>> Begin
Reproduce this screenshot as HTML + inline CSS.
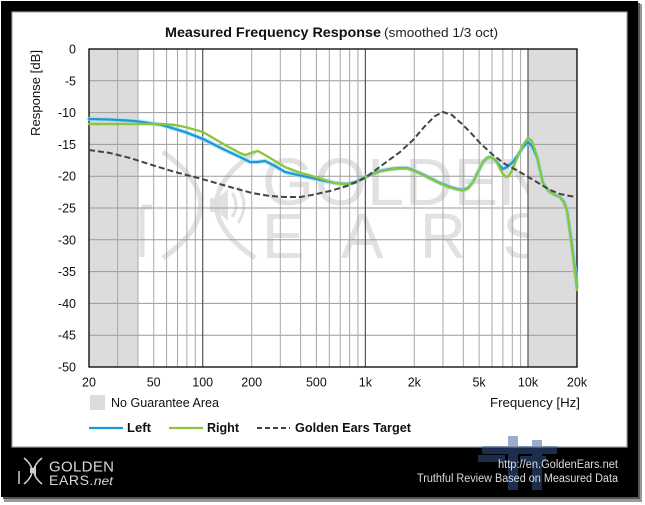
<!DOCTYPE html>
<html>
<head>
<meta charset="utf-8">
<style>
html,body{margin:0;padding:0;background:#fff;}
svg{display:block;}
</style>
</head>
<body>
<svg width="645" height="505" viewBox="0 0 645 505" xmlns="http://www.w3.org/2000/svg" font-family="'Liberation Sans', sans-serif">
  <!-- frame & shadow -->
  <rect x="4" y="4" width="638" height="498" fill="#9a9a9a"/>
  <rect x="3" y="3" width="637" height="496" fill="#555"/>
  <rect x="1" y="1" width="637" height="496" fill="#000"/>
  <rect x="12" y="12" width="615" height="435" fill="#fff" stroke="#a0a0a0" stroke-width="1.2"/>

  <!-- gray no-guarantee areas -->
  <rect x="89" y="49" width="49" height="318" fill="#dcdcdc"/>
  <rect x="528" y="49" width="49" height="318" fill="#dcdcdc"/>

  <!-- watermark -->
  <g fill="#dcdcdc" opacity="0.85">
    <text x="262" y="205" font-size="67" textLength="285" lengthAdjust="spacing">GOLDEN</text>
    <text x="262" y="258" font-size="64" textLength="283" lengthAdjust="spacing">EARS</text>
  </g>
  <g fill="none" stroke="#dcdcdc" stroke-width="5" opacity="0.85">
    <path d="M142,207 V257"/>
    <path d="M142,207 H152"/>
    <path d="M163,152 Q238,205 163,258"/>
    <path d="M255,152 Q178,205 255,258"/>
    <path d="M232,193 Q240,205 232,217" stroke-width="3"/>
    <path d="M238,187 Q250,205 238,223" stroke-width="3"/>
  </g>
  <polygon points="210,198 218,198 228,189 228,221 218,212 210,212" fill="#dcdcdc" opacity="0.85"/>

  <!-- grid -->
  <g stroke="#9a9a9a" stroke-width="1">
    <line x1="89" y1="80.8" x2="577" y2="80.8"/>
    <line x1="89" y1="112.6" x2="577" y2="112.6"/>
    <line x1="89" y1="144.4" x2="577" y2="144.4"/>
    <line x1="89" y1="176.2" x2="577" y2="176.2"/>
    <line x1="89" y1="208" x2="577" y2="208"/>
    <line x1="89" y1="239.8" x2="577" y2="239.8"/>
    <line x1="89" y1="271.6" x2="577" y2="271.6"/>
    <line x1="89" y1="303.4" x2="577" y2="303.4"/>
    <line x1="89" y1="335.2" x2="577" y2="335.2"/>
  </g>
  <g stroke="#a8a8a8" stroke-width="1">
    <line x1="117.6" y1="49" x2="117.6" y2="367"/>
    <line x1="138" y1="49" x2="138" y2="367"/>
    <line x1="153.7" y1="49" x2="153.7" y2="367"/>
    <line x1="166.6" y1="49" x2="166.6" y2="367"/>
    <line x1="177.5" y1="49" x2="177.5" y2="367"/>
    <line x1="186.9" y1="49" x2="186.9" y2="367"/>
    <line x1="195.3" y1="49" x2="195.3" y2="367"/>
    <line x1="251.7" y1="49" x2="251.7" y2="367"/>
    <line x1="280.3" y1="49" x2="280.3" y2="367"/>
    <line x1="300.6" y1="49" x2="300.6" y2="367"/>
    <line x1="316.4" y1="49" x2="316.4" y2="367"/>
    <line x1="329.3" y1="49" x2="329.3" y2="367"/>
    <line x1="340.2" y1="49" x2="340.2" y2="367"/>
    <line x1="349.6" y1="49" x2="349.6" y2="367"/>
    <line x1="357.9" y1="49" x2="357.9" y2="367"/>
    <line x1="414.3" y1="49" x2="414.3" y2="367"/>
    <line x1="443" y1="49" x2="443" y2="367"/>
    <line x1="463.3" y1="49" x2="463.3" y2="367"/>
    <line x1="479.1" y1="49" x2="479.1" y2="367"/>
    <line x1="492" y1="49" x2="492" y2="367"/>
    <line x1="502.9" y1="49" x2="502.9" y2="367"/>
    <line x1="512.3" y1="49" x2="512.3" y2="367"/>
    <line x1="520.6" y1="49" x2="520.6" y2="367"/>
  </g>
  <g stroke="#555" stroke-width="1.2">
    <line x1="202.7" y1="49" x2="202.7" y2="367"/>
    <line x1="365.4" y1="49" x2="365.4" y2="367"/>
    <line x1="528" y1="49" x2="528" y2="367"/>
  </g>
  <rect x="89" y="49" width="488" height="318" fill="none" stroke="#000" stroke-width="1.3"/>

  <!-- curves -->
  <g fill="none" stroke-linejoin="round" stroke-linecap="round">
    <polyline stroke="#9fdcf4" stroke-width="4.5" opacity="0.7" points="89,119 110,119.5 135,121 162,125 185,132 203,139 225,150 240,157 250,162 257,162 265,161 275,166 285,172 298,175 312,178 325,181 335,183 347,184 356,182 363,178 372,174 380,171 390,169 400,168 407,168 413,170 422,174 430,178 440,183 450,187 457,189 463,190 468,188 473,182 478,172 483,162 487,158 490,157 494,159 497,162 500,166 503,169 507,167 513,162 518,155 523,147 528,142 532,146 537,157 540,170 543,183 547,189 550,192 555,195 560,197 564,202 567,210 572,245 577,287"/>
    <polyline stroke="#1c9ad6" stroke-width="2.3" points="89,119 110,119.5 135,121 162,125 185,132 203,139 225,150 240,157 250,162 257,162 265,161 275,166 285,172 298,175 312,178 325,181 335,183 347,184 356,182 363,178 372,174 380,171 390,169 400,168 407,168 413,170 422,174 430,178 440,183 450,187 457,189 463,190 468,188 473,182 478,172 483,162 487,158 490,157 494,159 497,162 500,166 503,169 507,167 513,162 518,155 523,147 528,142 532,146 537,157 540,170 543,183 547,189 550,192 555,195 560,197 564,202 567,210 572,245 577,287"/>
    <polyline stroke="#8cc63f" stroke-width="2.4" points="89,124 120,124 150,124 162,124 175,125 185,127 203,132 225,145 240,153 245,155 251,153 258,151 265,155 275,161 285,167 298,172 312,176 325,180 335,183 347,184.5 356,182.5 363,178.5 372,174.5 380,171.5 390,169.5 400,168.5 407,168.5 413,170.5 422,174.5 430,178.5 440,183.5 450,187.5 457,189.5 463,190.5 468,188.5 473,182 478,172 483,162 487,158 490,157 494,159 497,163 500,169 503,174 506,177 509,176 513,168 518,156 523,145 528,138 532,141 537,156 540,170 543,183 547,189 550,192 555,195 560,197 564,203 567,211 572,248 577,290"/>
    <polyline stroke="#444" stroke-width="2" stroke-dasharray="6 3" stroke-linecap="butt" points="89,150 110,153 130,158 152,165 175,172 202,179 230,187 252,193 270,196 285,197 300,197 312,195 330,191 347,186 365,178 385,163 400,152 413,140 425,126 435,116 443,112 452,115 462,124 470,132 480,143 493,155 505,164 518,171 530,178 540,184 550,190 560,194 570,196 577,197"/>
  </g>

  <!-- title -->
  <text x="165" y="37" font-size="14" font-weight="bold" fill="#111" textLength="216" lengthAdjust="spacingAndGlyphs">Measured Frequency Response</text>
  <text x="384" y="37" font-size="12.5" fill="#222" textLength="114" lengthAdjust="spacingAndGlyphs">(smoothed  1/3 oct)</text>

  <!-- y ticks -->
  <g font-size="12.5" fill="#111" text-anchor="end">
    <text x="76" y="53.5">0</text>
    <text x="76" y="85.3">-5</text>
    <text x="76" y="117.1">-10</text>
    <text x="76" y="148.9">-15</text>
    <text x="76" y="180.7">-20</text>
    <text x="76" y="212.5">-25</text>
    <text x="76" y="244.3">-30</text>
    <text x="76" y="276.1">-35</text>
    <text x="76" y="307.9">-40</text>
    <text x="76" y="339.7">-45</text>
    <text x="76" y="371.5">-50</text>
  </g>
  <text transform="translate(40,93) rotate(-90)" font-size="12.5" fill="#111" text-anchor="middle" textLength="86" lengthAdjust="spacingAndGlyphs">Response  [dB]</text>

  <!-- x ticks -->
  <g font-size="12.5" fill="#111" text-anchor="middle">
    <text x="89" y="386.5">20</text>
    <text x="153.7" y="386.5">50</text>
    <text x="202.7" y="386.5">100</text>
    <text x="251.7" y="386.5">200</text>
    <text x="316.4" y="386.5">500</text>
    <text x="365.4" y="386.5">1k</text>
    <text x="414.3" y="386.5">2k</text>
    <text x="479.1" y="386.5">5k</text>
    <text x="528" y="386.5">10k</text>
    <text x="577" y="386.5">20k</text>
  </g>
  <text x="490" y="407" font-size="12.5" fill="#111" textLength="90" lengthAdjust="spacingAndGlyphs">Frequency  [Hz]</text>

  <!-- legend -->
  <rect x="90" y="395" width="15" height="15" fill="#dcdcdc"/>
  <text x="111" y="407" font-size="12.5" fill="#111" textLength="108" lengthAdjust="spacingAndGlyphs">No Guarantee Area</text>
  <line x1="89" y1="428" x2="123" y2="428" stroke="#1c9ad6" stroke-width="2.3"/>
  <text x="127" y="432" font-size="13" font-weight="bold" fill="#111" textLength="24" lengthAdjust="spacingAndGlyphs">Left</text>
  <line x1="169" y1="428" x2="203" y2="428" stroke="#8cc63f" stroke-width="2.3"/>
  <text x="207" y="432" font-size="13" font-weight="bold" fill="#111" textLength="32" lengthAdjust="spacingAndGlyphs">Right</text>
  <line x1="257" y1="428" x2="290" y2="428" stroke="#444" stroke-width="2" stroke-dasharray="5 3"/>
  <text x="295" y="432" font-size="13" font-weight="bold" fill="#111" textLength="116" lengthAdjust="spacingAndGlyphs">Golden Ears Target</text>

  <!-- bottom logo -->
  <g fill="none" stroke="#cfcfcf" stroke-width="1.5">
    <path d="M19,471 V484"/>
    <path d="M24,458 Q40,471 24,484"/>
    <path d="M42,458 Q26,471 42,484"/>
  </g>
  <polygon points="30,468 33,468 36,465 36,476 33,473 30,473" fill="#cfcfcf"/>
  <text x="49" y="471.5" font-size="15" fill="#d8d8d8" textLength="65" lengthAdjust="spacing">GOLDEN</text>
  <text x="49" y="485" font-size="14" fill="#d8d8d8" textLength="40" lengthAdjust="spacing">EARS</text>
  <text x="90" y="485" font-size="12" font-style="italic" fill="#d8d8d8" textLength="23" lengthAdjust="spacingAndGlyphs">.net</text>

  <!-- site watermark (bottom right) -->
  <g fill="#3b5b9a" opacity="0.5">
    <rect x="508" y="436" width="10" height="54"/>
    <rect x="532" y="440" width="10" height="50"/>
    <rect x="482" y="446" width="75" height="8"/>
    <rect x="478" y="455" width="27" height="7"/>
    <rect x="520" y="456" width="26" height="6"/>
  </g>

  <!-- bottom right text -->
  <text x="618" y="468" font-size="11.5" fill="#dcdcdc" text-anchor="end" textLength="120" lengthAdjust="spacingAndGlyphs">http://en.GoldenEars.net</text>
  <text x="417" y="482" font-size="11.5" fill="#dcdcdc" textLength="201" lengthAdjust="spacingAndGlyphs">Truthful Review Based on Measured Data</text>
</svg>
</body>
</html>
>> End
### Given request:
Take the lines from the start of the material to the line with "218,198 228,189 228,221", both included, and transcribe them exactly without the pictures.

### Exercise solution:
Reproduce this screenshot as HTML + inline CSS.
<!DOCTYPE html>
<html>
<head>
<meta charset="utf-8">
<style>
html,body{margin:0;padding:0;background:#fff;}
svg{display:block;}
</style>
</head>
<body>
<svg width="645" height="505" viewBox="0 0 645 505" xmlns="http://www.w3.org/2000/svg" font-family="'Liberation Sans', sans-serif">
  <!-- frame & shadow -->
  <rect x="4" y="4" width="638" height="498" fill="#9a9a9a"/>
  <rect x="3" y="3" width="637" height="496" fill="#555"/>
  <rect x="1" y="1" width="637" height="496" fill="#000"/>
  <rect x="12" y="12" width="615" height="435" fill="#fff" stroke="#a0a0a0" stroke-width="1.2"/>

  <!-- gray no-guarantee areas -->
  <rect x="89" y="49" width="49" height="318" fill="#dcdcdc"/>
  <rect x="528" y="49" width="49" height="318" fill="#dcdcdc"/>

  <!-- watermark -->
  <g fill="#dcdcdc" opacity="0.85">
    <text x="262" y="205" font-size="67" textLength="285" lengthAdjust="spacing">GOLDEN</text>
    <text x="262" y="258" font-size="64" textLength="283" lengthAdjust="spacing">EARS</text>
  </g>
  <g fill="none" stroke="#dcdcdc" stroke-width="5" opacity="0.85">
    <path d="M142,207 V257"/>
    <path d="M142,207 H152"/>
    <path d="M163,152 Q238,205 163,258"/>
    <path d="M255,152 Q178,205 255,258"/>
    <path d="M232,193 Q240,205 232,217" stroke-width="3"/>
    <path d="M238,187 Q250,205 238,223" stroke-width="3"/>
  </g>
  <polygon points="210,198 218,198 228,189 228,221 218,212 210,212" fill="#dcdcdc" opacity="0.85"/>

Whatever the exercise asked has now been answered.